Janice G. Raymond
Most of South Asia’s female leaders have ended up dead or in detention. Indira Gandhi, Aung San Suu Kyi, Benazir Bhutto and now, in Bangladesh, former Prime Ministers, Khaleda Zia and Sheikh Hasina Wazed.
January, 2008 marked the one year anniversary of a state of emergency in Bangladesh. The recent history of Bangladesh, the former East Pakistan, is what some have called the “Pakistanization” of the country: a military-backed government, a judiciary under siege, the suspension of democratic values and the imprisoning of former Prime Ministers.
In January, 2007, after violent clashes between political parties in the streets, a military-controlled civilian caretaker government was installed promising elections within several months, which have not yet been held. Fundamental rights and freedoms were suspended, including massive arrests without warrant, deprivation of bail, and the setting up of special courts. A Special Powers Act imposed a ban on political activities, applied also to in-house meetings of four persons, designated as “indoor politics.” There have been considerable numbers of detentions -- by some estimates, 250,000 or more – and many reports of custodial torture.
Women continue to be the victims of extreme forms of violence and sexual exploitation. Rape and acid violence are common. As the June 2007 US State Department’s annual Trafficking in Persons Report noted, Bangladesh continues to be a source and transit country for trafficking in women and children, most trafficked into sexual slavery in India and Pakistan.
The present government’s unwritten policy of “Minus Two” has put the major blame for the corrupt and chaotic politics of Bangladesh squarely on the shoulders of its two former Prime Ministers, Khaleda Zia and Sheikh Hasina Wazed, who have traded power for the last 15 years. In an attempt to “disappear” these women from any future political leadership role, the government implemented its “minus the two begums (ladies)” goal by attempting to prevent Sheikh Hasina from returning to the country and force Khaleda Zia into exile in Saudi Arabia. Hasina demanded that she be allowed to return, and Zia refused to leave.
Odhikar, a prominent Bangladeshi human rights organization that publishes frequent reports on Bangladesh, has noted the simplistic “anti-women politics” of singularly blaming these two leaders for the political, social and economic problems of Bangladesh. The intractable problems of the country have, in fact, been dominated by the costly failures of development agendas, the challenges faced by a young and struggling democracy, and the endemic poverty of the country. It remains to be seen whether the two begums will be blamed for Bangladesh’s recurring catastrophic floods!
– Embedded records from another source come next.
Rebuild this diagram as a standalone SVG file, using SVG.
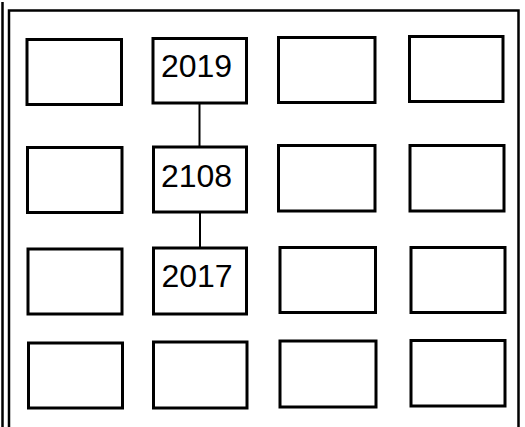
<svg xmlns="http://www.w3.org/2000/svg" width="525" height="427" viewBox="0 0 525 427">
  <style>
    .box { fill: #ffffff; stroke: #000000; stroke-width: 3; }
    .frame { fill: none; stroke: #000000; stroke-width: 2.5; }
    .conn { fill: none; stroke: #000000; stroke-width: 2; }
    .lbl { font-family: "Liberation Sans", Arial, sans-serif; font-size: 32px; fill: #000000; text-anchor: middle; }
  </style>
  <rect x="0" y="0" width="525" height="427" fill="#ffffff"/>
  <g id="frame">
    <line class="frame" x1="2.5" y1="2" x2="2.5" y2="427"/>
    <polyline class="frame" points="9,427 9,10.5 518.5,10.5 518.5,427"/>
  </g>
  <g id="connectors">
    <line class="conn" x1="199.5" y1="103" x2="199.5" y2="147"/>
    <line class="conn" x1="200" y1="212" x2="200" y2="248"/>
  </g>
  <g id="r1c1"><rect class="box" x="27" y="39.5" width="94.5" height="65"/></g>
  <g id="n2019"><rect class="box" x="153" y="38.5" width="93.5" height="64.5"/><text class="lbl" x="196.5" y="77">2019</text></g>
  <g id="r1c3"><rect class="box" x="278.5" y="37.5" width="96.5" height="65"/></g>
  <g id="r1c4"><rect class="box" x="409.5" y="36.5" width="93.5" height="65"/></g>

  <g id="r2c1"><rect class="box" x="27.5" y="147.5" width="94.5" height="65"/></g>
  <g id="n2108"><rect class="box" x="153.5" y="147" width="93" height="65"/><text class="lbl" x="196.5" y="187">2108</text></g>
  <g id="r2c3"><rect class="box" x="278.5" y="145.5" width="96.5" height="65.5"/></g>
  <g id="r2c4"><rect class="box" x="410" y="145.5" width="94" height="65.5"/></g>

  <g id="r3c1"><rect class="box" x="28" y="249" width="94" height="65"/></g>
  <g id="n2017"><rect class="box" x="153.5" y="248" width="93" height="66"/><text class="lbl" x="197" y="287">2017</text></g>
  <g id="r3c3"><rect class="box" x="280" y="247.5" width="95.5" height="65"/></g>
  <g id="r3c4"><rect class="box" x="411" y="247.5" width="94" height="65"/></g>

  <g id="r4c1"><rect class="box" x="28.5" y="343" width="94" height="65"/></g>
  <g id="r4c2"><rect class="box" x="153.5" y="342" width="93.5" height="66"/></g>
  <g id="r4c3"><rect class="box" x="280" y="341" width="96" height="66"/></g>
  <g id="r4c4"><rect class="box" x="411" y="340.5" width="94" height="65.5"/></g>
</svg>
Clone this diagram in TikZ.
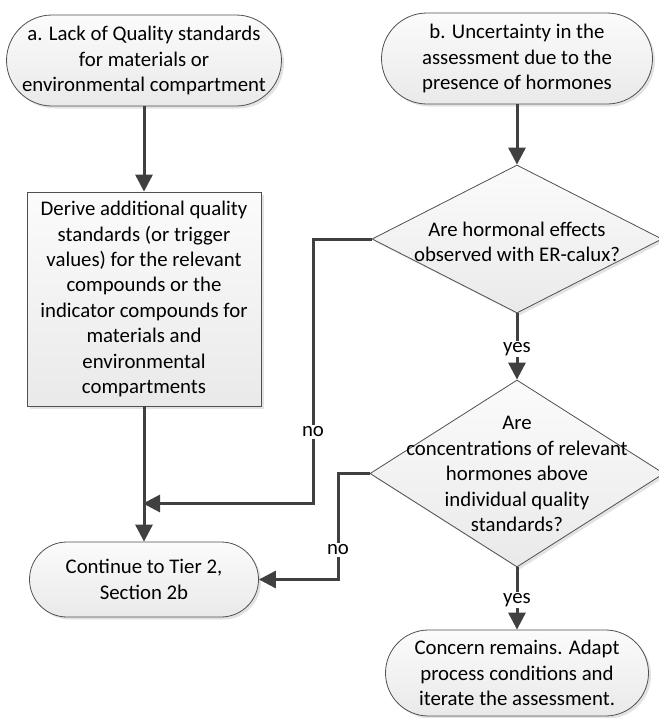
\documentclass[tikz,border=0pt]{standalone}
\usepackage{fontspec}
\setmainfont{Carlito}
\usetikzlibrary{shapes.geometric,shapes.misc,shadows,arrows.meta}
\definecolor{flowclr}{HTML}{404040}
\definecolor{outline}{HTML}{505050}
\begin{document}
\begin{tikzpicture}[x=1pt,y=-1pt,
  font=\fontsize{20.8}{25.4}\selectfont,
  base/.style={draw=outline, line width=0.8pt, top color=gray!3, bottom color=gray!17,
    drop shadow={shadow xshift=2.5pt, shadow yshift=-2.5pt, opacity=0.22, fill=gray},
    align=center, inner sep=0pt},
  terminal/.style={base, rounded rectangle},
  process/.style={base, rectangle},
  decision/.style={base, diamond},
  txt/.style={align=center, inner sep=0pt},
  flow/.style={draw=flowclr, line width=3pt, -{Triangle[length=17pt,width=17pt]}},
  lbl/.style={fill=white, inner sep=1.5pt}
]
\useasboundingbox (0,0) rectangle (659,718);

% left column
\node[terminal, minimum width=265pt, minimum height=91pt] (a) at (144,60.5)
  {a. Lack of Quality standards\\for materials or\\environmental compartment};
\node[process, minimum width=234pt, minimum height=214pt] (derive) at (144,299)
  {Derive additional quality\\standards (or trigger\\values) for the relevant\\compounds or the\\indicator compounds for\\materials and\\environmental\\compartments};
\node[terminal, minimum width=229pt, minimum height=75pt] (cont) at (144,579.5)
  {Continue to Tier 2,\\Section 2b};

% right column
\node[terminal, minimum width=271pt, minimum height=91pt] (b) at (517,58.5)
  {b. Uncertainty in the\\assessment due to the\\presence of hormones};
\node[decision, minimum width=290pt, minimum height=148pt] (d1) at (517,239) {};
\node[txt] (d1t) at (517,242) {Are hormonal effects\\observed with ER-calux?};
\node[decision, minimum width=294pt, minimum height=187pt] (d2) at (517,473.5) {};
\node[txt] (d2t) at (517,474) {Are\\concentrations of relevant\\hormones above\\individual quality\\standards?};
\node[terminal, minimum width=263pt, minimum height=86pt] (concern) at (517,673)
  {Concern remains. Adapt\\process conditions and\\iterate the assessment.};

% junction points of the "no" branches
\coordinate (j1) at (313,503.5);
\coordinate (m1) at (143,503.5);
\coordinate (j2) at (338,579.5);

% connectors
\draw[flow] (a.south) -- (derive.north);
\draw[flow] (derive.south) -- (cont.north);
\draw[flow] (b.south) -- (d1.north);
\draw[flow] (d1.west) -| (j1) -- (m1);
\draw[flow] (d1.south) -- (d2.north);
\draw[flow] (d2.west) -| (j2) -- (cont.east);
\draw[flow] (d2.south) -- (concern.north);

% branch labels
\node[lbl] (no1) at (313,432) {no};
\node[lbl] (no2) at (338,550) {no};
\node[lbl] (yes1) at (517,349) {yes};
\node[lbl] (yes2) at (517,600) {yes};
\end{tikzpicture}
\end{document}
As representatives of the Coalition Against Trafficking in Women (CATW), I and a colleague traveled to Bangladesh several weeks ago on a fact-finding mission occasioned by the arrest, jailing and sentencing of Sigma Huda. Huda is the former head of our organization there, and a well-known human rights lawyer and activist. Huda’s health problems are multiple and major, and her physician has stated that she is at “imminent risk of death.”
Huda was sentenced in August, 2007 to a three year jail term on charges of aiding and abetting the alleged corruption of her husband, Nazmul, a former Minister of Parliament and cabinet minister. Many wives of prominent politicians have been jailed as accomplices in their husbands’ alleged wrongdoing. In Sigma Huda’s case, however, she is a national and international force in her own right. Long a topnotch lawyer who has been willing to challenge powerful institutions in the society, including abuses occurring under her husband’s government, she has also waged legal battle with corruption in the police. For the last three years, she has been the UN Special Rapporteur on Trafficking in Persons. In an apparent twist of her fate, she stands condemned as an appendage of her husband’s alleged crimes. But it appears that Sigma Huda is being additionally penalized because she has been an independent and outspoken woman with the international standing to spotlight the abuses of the current Bangladeshi regime.
Disparate treatment can be illustrated by comparing the custodial environment of Nazmul to that of Sigma. Nazmul has his own room, an area where he can walk and exercise, sanitary facilities and the society of other male prisoners with whom he is allowed to converse. In contrast, Sigma is incarcerated in filthy conditions in a common area with multiple women who share one toilet that constantly overflows, has no space to walk, and cannot talk at length with other women.
Bangladesh has persistent problems. It is the most corrupt country in the world. However, the western embassies in Bangladesh seem to have endorsed this government’s fiction of fighting corruption by using the most repressive measures. Meaningful reforms cannot happen when due process is suspended, or when the courts are politicized. The current government has violated human rights and allowed political extremism in the form of velvet-gloved militarism to strengthen its hold on the country. The situation of women in Bangladesh is emblematic of the regime’s widespread repression of the democratic process.Janice G. Raymond is Professor Emerita at the University of Massachusetts, Amherst, and a member of the Board of Directors of the Coalition Against Trafficking in Women (CATW).